Can you output the material exactly as written, minus any pictures it holds?

***** Data shown

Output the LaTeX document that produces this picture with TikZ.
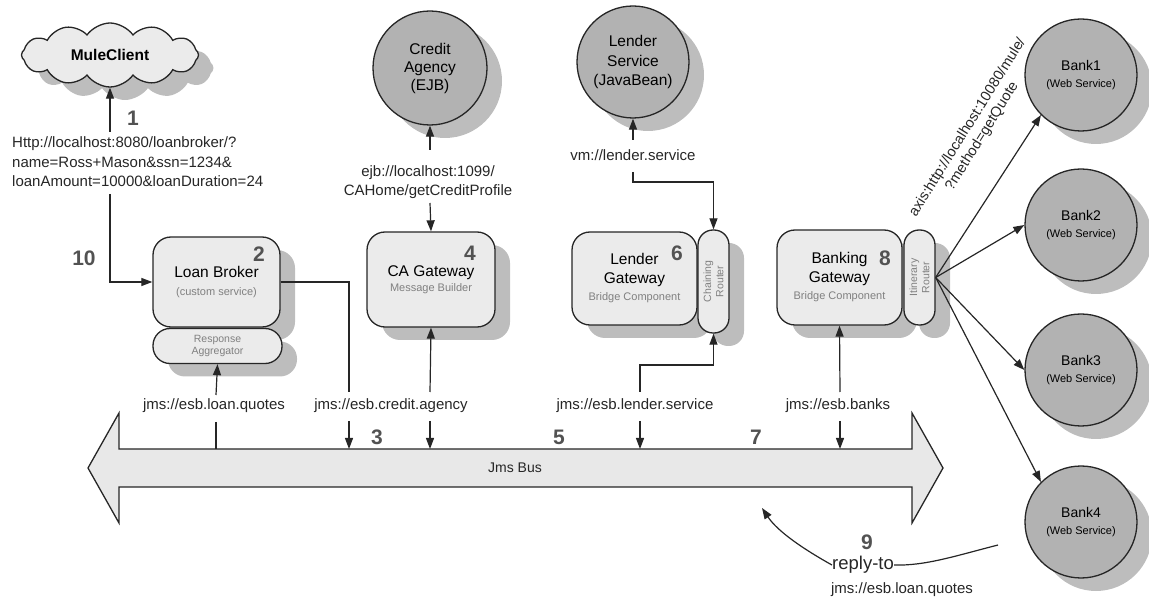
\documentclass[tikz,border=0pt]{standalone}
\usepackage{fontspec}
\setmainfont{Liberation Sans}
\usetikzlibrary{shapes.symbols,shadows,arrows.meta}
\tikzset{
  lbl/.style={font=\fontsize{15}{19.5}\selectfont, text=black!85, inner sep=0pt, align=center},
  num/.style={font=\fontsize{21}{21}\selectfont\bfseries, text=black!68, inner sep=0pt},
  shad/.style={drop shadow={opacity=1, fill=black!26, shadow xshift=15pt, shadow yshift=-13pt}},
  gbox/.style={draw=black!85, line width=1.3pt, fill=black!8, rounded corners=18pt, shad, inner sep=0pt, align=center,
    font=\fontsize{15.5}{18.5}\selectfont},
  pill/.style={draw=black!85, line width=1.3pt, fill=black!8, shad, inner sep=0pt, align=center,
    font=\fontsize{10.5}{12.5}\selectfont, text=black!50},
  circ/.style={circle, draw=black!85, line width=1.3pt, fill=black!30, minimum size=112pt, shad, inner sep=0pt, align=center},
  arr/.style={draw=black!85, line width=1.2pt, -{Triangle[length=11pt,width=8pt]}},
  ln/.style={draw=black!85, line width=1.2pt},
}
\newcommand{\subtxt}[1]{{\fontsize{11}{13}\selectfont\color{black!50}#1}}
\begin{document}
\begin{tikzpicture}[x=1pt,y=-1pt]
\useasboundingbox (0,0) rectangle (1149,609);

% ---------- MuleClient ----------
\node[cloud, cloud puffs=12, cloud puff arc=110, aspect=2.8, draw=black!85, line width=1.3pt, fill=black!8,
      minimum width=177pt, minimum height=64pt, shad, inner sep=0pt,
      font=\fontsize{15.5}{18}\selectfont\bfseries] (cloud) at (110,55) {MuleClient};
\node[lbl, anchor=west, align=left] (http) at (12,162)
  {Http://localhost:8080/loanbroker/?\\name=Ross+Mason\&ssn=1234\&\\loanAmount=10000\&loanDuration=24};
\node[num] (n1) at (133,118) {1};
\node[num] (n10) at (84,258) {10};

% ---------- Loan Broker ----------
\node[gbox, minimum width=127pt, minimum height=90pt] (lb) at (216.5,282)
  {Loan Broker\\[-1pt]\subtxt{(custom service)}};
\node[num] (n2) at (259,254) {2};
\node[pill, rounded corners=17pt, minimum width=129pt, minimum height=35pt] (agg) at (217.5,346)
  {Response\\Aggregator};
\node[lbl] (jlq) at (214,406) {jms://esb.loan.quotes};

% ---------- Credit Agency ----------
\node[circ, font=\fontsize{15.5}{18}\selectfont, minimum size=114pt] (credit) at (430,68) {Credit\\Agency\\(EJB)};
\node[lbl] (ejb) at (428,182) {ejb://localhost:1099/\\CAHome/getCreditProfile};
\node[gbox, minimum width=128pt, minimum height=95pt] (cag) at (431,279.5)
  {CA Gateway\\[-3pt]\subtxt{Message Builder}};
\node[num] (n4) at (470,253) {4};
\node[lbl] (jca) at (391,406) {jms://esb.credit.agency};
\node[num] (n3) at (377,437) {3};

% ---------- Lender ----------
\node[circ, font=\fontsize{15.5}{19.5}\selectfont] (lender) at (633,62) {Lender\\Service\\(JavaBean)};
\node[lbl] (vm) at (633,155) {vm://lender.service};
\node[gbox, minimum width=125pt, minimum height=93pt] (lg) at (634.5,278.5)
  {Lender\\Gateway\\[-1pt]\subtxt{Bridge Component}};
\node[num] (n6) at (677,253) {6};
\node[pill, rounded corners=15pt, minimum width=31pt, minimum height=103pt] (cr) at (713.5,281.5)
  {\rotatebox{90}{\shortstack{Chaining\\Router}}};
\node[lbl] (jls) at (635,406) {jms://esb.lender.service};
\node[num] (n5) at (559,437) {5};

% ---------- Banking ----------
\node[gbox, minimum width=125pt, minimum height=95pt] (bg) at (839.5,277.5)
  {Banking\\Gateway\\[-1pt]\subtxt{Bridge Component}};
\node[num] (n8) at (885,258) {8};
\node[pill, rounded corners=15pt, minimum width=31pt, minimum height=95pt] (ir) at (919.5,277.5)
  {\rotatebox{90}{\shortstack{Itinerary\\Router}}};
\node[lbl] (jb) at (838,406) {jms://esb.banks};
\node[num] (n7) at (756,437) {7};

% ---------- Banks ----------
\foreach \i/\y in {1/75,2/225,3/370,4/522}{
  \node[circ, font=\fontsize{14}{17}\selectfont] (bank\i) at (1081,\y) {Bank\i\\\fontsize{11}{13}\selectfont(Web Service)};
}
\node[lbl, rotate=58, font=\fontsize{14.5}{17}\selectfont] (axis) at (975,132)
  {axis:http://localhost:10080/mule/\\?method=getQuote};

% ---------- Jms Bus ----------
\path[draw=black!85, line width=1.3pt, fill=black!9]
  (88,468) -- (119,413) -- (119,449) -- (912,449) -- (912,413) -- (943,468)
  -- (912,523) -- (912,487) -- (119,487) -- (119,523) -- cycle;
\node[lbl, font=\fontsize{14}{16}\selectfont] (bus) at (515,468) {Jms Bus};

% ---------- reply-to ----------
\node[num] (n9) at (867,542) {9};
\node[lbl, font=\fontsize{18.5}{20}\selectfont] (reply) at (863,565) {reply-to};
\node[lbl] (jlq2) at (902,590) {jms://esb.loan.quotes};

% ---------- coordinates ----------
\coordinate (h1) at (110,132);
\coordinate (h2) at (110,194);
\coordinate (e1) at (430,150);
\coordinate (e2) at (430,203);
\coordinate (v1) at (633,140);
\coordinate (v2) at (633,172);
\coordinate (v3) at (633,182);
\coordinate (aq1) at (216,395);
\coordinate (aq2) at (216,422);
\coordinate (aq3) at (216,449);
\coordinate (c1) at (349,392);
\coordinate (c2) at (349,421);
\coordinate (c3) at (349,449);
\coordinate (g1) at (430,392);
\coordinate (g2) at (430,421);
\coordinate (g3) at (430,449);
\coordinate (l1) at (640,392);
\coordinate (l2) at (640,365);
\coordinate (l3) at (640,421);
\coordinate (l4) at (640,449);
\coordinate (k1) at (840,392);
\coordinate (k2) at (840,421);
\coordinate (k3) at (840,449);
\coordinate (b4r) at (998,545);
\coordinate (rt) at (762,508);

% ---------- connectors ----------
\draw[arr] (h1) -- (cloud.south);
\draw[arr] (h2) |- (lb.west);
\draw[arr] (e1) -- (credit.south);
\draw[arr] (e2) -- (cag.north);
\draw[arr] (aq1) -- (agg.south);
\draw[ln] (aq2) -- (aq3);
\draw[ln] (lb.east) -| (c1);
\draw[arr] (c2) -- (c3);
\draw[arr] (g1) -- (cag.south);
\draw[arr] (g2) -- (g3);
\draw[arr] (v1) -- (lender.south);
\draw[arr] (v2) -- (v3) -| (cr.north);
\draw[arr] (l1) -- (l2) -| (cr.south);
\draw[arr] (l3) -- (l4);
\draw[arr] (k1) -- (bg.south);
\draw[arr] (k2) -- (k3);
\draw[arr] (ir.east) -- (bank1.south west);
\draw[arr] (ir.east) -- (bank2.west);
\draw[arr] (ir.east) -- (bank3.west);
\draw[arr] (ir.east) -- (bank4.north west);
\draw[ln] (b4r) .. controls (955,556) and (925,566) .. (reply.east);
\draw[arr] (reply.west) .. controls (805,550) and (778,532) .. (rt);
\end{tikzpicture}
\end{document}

**********

### Written response
Output the LaTeX document that produces this picture with TikZ.
\documentclass[tikz,border=0pt]{standalone}
\usepackage{fontspec}
\setmainfont{Liberation Sans}
\usetikzlibrary{shapes.symbols,shadows,arrows.meta}
\tikzset{
  lbl/.style={font=\fontsize{15}{19.5}\selectfont, text=black!85, inner sep=0pt, align=center},
  num/.style={font=\fontsize{21}{21}\selectfont\bfseries, text=black!68, inner sep=0pt},
  shad/.style={drop shadow={opacity=1, fill=black!26, shadow xshift=15pt, shadow yshift=-13pt}},
  gbox/.style={draw=black!85, line width=1.3pt, fill=black!8, rounded corners=18pt, shad, inner sep=0pt, align=center,
    font=\fontsize{15.5}{18.5}\selectfont},
  pill/.style={draw=black!85, line width=1.3pt, fill=black!8, shad, inner sep=0pt, align=center,
    font=\fontsize{10.5}{12.5}\selectfont, text=black!50},
  circ/.style={circle, draw=black!85, line width=1.3pt, fill=black!30, minimum size=112pt, shad, inner sep=0pt, align=center},
  arr/.style={draw=black!85, line width=1.2pt, -{Triangle[length=11pt,width=8pt]}},
  ln/.style={draw=black!85, line width=1.2pt},
}
\newcommand{\subtxt}[1]{{\fontsize{11}{13}\selectfont\color{black!50}#1}}
\begin{document}
\begin{tikzpicture}[x=1pt,y=-1pt]
\useasboundingbox (0,0) rectangle (1149,609);

% ---------- MuleClient ----------
\node[cloud, cloud puffs=12, cloud puff arc=110, aspect=2.8, draw=black!85, line width=1.3pt, fill=black!8,
      minimum width=177pt, minimum height=64pt, shad, inner sep=0pt,
      font=\fontsize{15.5}{18}\selectfont\bfseries] (cloud) at (110,55) {MuleClient};
\node[lbl, anchor=west, align=left] (http) at (12,162)
  {Http://localhost:8080/loanbroker/?\\name=Ross+Mason\&ssn=1234\&\\loanAmount=10000\&loanDuration=24};
\node[num] (n1) at (133,118) {1};
\node[num] (n10) at (84,258) {10};

% ---------- Loan Broker ----------
\node[gbox, minimum width=127pt, minimum height=90pt] (lb) at (216.5,282)
  {Loan Broker\\[-1pt]\subtxt{(custom service)}};
\node[num] (n2) at (259,254) {2};
\node[pill, rounded corners=17pt, minimum width=129pt, minimum height=35pt] (agg) at (217.5,346)
  {Response\\Aggregator};
\node[lbl] (jlq) at (214,406) {jms://esb.loan.quotes};

% ---------- Credit Agency ----------
\node[circ, font=\fontsize{15.5}{18}\selectfont, minimum size=114pt] (credit) at (430,68) {Credit\\Agency\\(EJB)};
\node[lbl] (ejb) at (428,182) {ejb://localhost:1099/\\CAHome/getCreditProfile};
\node[gbox, minimum width=128pt, minimum height=95pt] (cag) at (431,279.5)
  {CA Gateway\\[-3pt]\subtxt{Message Builder}};
\node[num] (n4) at (470,253) {4};
\node[lbl] (jca) at (391,406) {jms://esb.credit.agency};
\node[num] (n3) at (377,437) {3};

% ---------- Lender ----------
\node[circ, font=\fontsize{15.5}{19.5}\selectfont] (lender) at (633,62) {Lender\\Service\\(JavaBean)};
\node[lbl] (vm) at (633,155) {vm://lender.service};
\node[gbox, minimum width=125pt, minimum height=93pt] (lg) at (634.5,278.5)
  {Lender\\Gateway\\[-1pt]\subtxt{Bridge Component}};
\node[num] (n6) at (677,253) {6};
\node[pill, rounded corners=15pt, minimum width=31pt, minimum height=103pt] (cr) at (713.5,281.5)
  {\rotatebox{90}{\shortstack{Chaining\\Router}}};
\node[lbl] (jls) at (635,406) {jms://esb.lender.service};
\node[num] (n5) at (559,437) {5};

% ---------- Banking ----------
\node[gbox, minimum width=125pt, minimum height=95pt] (bg) at (839.5,277.5)
  {Banking\\Gateway\\[-1pt]\subtxt{Bridge Component}};
\node[num] (n8) at (885,258) {8};
\node[pill, rounded corners=15pt, minimum width=31pt, minimum height=95pt] (ir) at (919.5,277.5)
  {\rotatebox{90}{\shortstack{Itinerary\\Router}}};
\node[lbl] (jb) at (838,406) {jms://esb.banks};
\node[num] (n7) at (756,437) {7};

% ---------- Banks ----------
\foreach \i/\y in {1/75,2/225,3/370,4/522}{
  \node[circ, font=\fontsize{14}{17}\selectfont] (bank\i) at (1081,\y) {Bank\i\\\fontsize{11}{13}\selectfont(Web Service)};
}
\node[lbl, rotate=58, font=\fontsize{14.5}{17}\selectfont] (axis) at (975,132)
  {axis:http://localhost:10080/mule/\\?method=getQuote};

% ---------- Jms Bus ----------
\path[draw=black!85, line width=1.3pt, fill=black!9]
  (88,468) -- (119,413) -- (119,449) -- (912,449) -- (912,413) -- (943,468)
  -- (912,523) -- (912,487) -- (119,487) -- (119,523) -- cycle;
\node[lbl, font=\fontsize{14}{16}\selectfont] (bus) at (515,468) {Jms Bus};

% ---------- reply-to ----------
\node[num] (n9) at (867,542) {9};
\node[lbl, font=\fontsize{18.5}{20}\selectfont] (reply) at (863,565) {reply-to};
\node[lbl] (jlq2) at (902,590) {jms://esb.loan.quotes};

% ---------- coordinates ----------
\coordinate (h1) at (110,132);
\coordinate (h2) at (110,194);
\coordinate (e1) at (430,150);
\coordinate (e2) at (430,203);
\coordinate (v1) at (633,140);
\coordinate (v2) at (633,172);
\coordinate (v3) at (633,182);
\coordinate (aq1) at (216,395);
\coordinate (aq2) at (216,422);
\coordinate (aq3) at (216,449);
\coordinate (c1) at (349,392);
\coordinate (c2) at (349,421);
\coordinate (c3) at (349,449);
\coordinate (g1) at (430,392);
\coordinate (g2) at (430,421);
\coordinate (g3) at (430,449);
\coordinate (l1) at (640,392);
\coordinate (l2) at (640,365);
\coordinate (l3) at (640,421);
\coordinate (l4) at (640,449);
\coordinate (k1) at (840,392);
\coordinate (k2) at (840,421);
\coordinate (k3) at (840,449);
\coordinate (b4r) at (998,545);
\coordinate (rt) at (762,508);

% ---------- connectors ----------
\draw[arr] (h1) -- (cloud.south);
\draw[arr] (h2) |- (lb.west);
\draw[arr] (e1) -- (credit.south);
\draw[arr] (e2) -- (cag.north);
\draw[arr] (aq1) -- (agg.south);
\draw[ln] (aq2) -- (aq3);
\draw[ln] (lb.east) -| (c1);
\draw[arr] (c2) -- (c3);
\draw[arr] (g1) -- (cag.south);
\draw[arr] (g2) -- (g3);
\draw[arr] (v1) -- (lender.south);
\draw[arr] (v2) -- (v3) -| (cr.north);
\draw[arr] (l1) -- (l2) -| (cr.south);
\draw[arr] (l3) -- (l4);
\draw[arr] (k1) -- (bg.south);
\draw[arr] (k2) -- (k3);
\draw[arr] (ir.east) -- (bank1.south west);
\draw[arr] (ir.east) -- (bank2.west);
\draw[arr] (ir.east) -- (bank3.west);
\draw[arr] (ir.east) -- (bank4.north west);
\draw[ln] (b4r) .. controls (955,556) and (925,566) .. (reply.east);
\draw[arr] (reply.west) .. controls (805,550) and (778,532) .. (rt);
\end{tikzpicture}
\end{document}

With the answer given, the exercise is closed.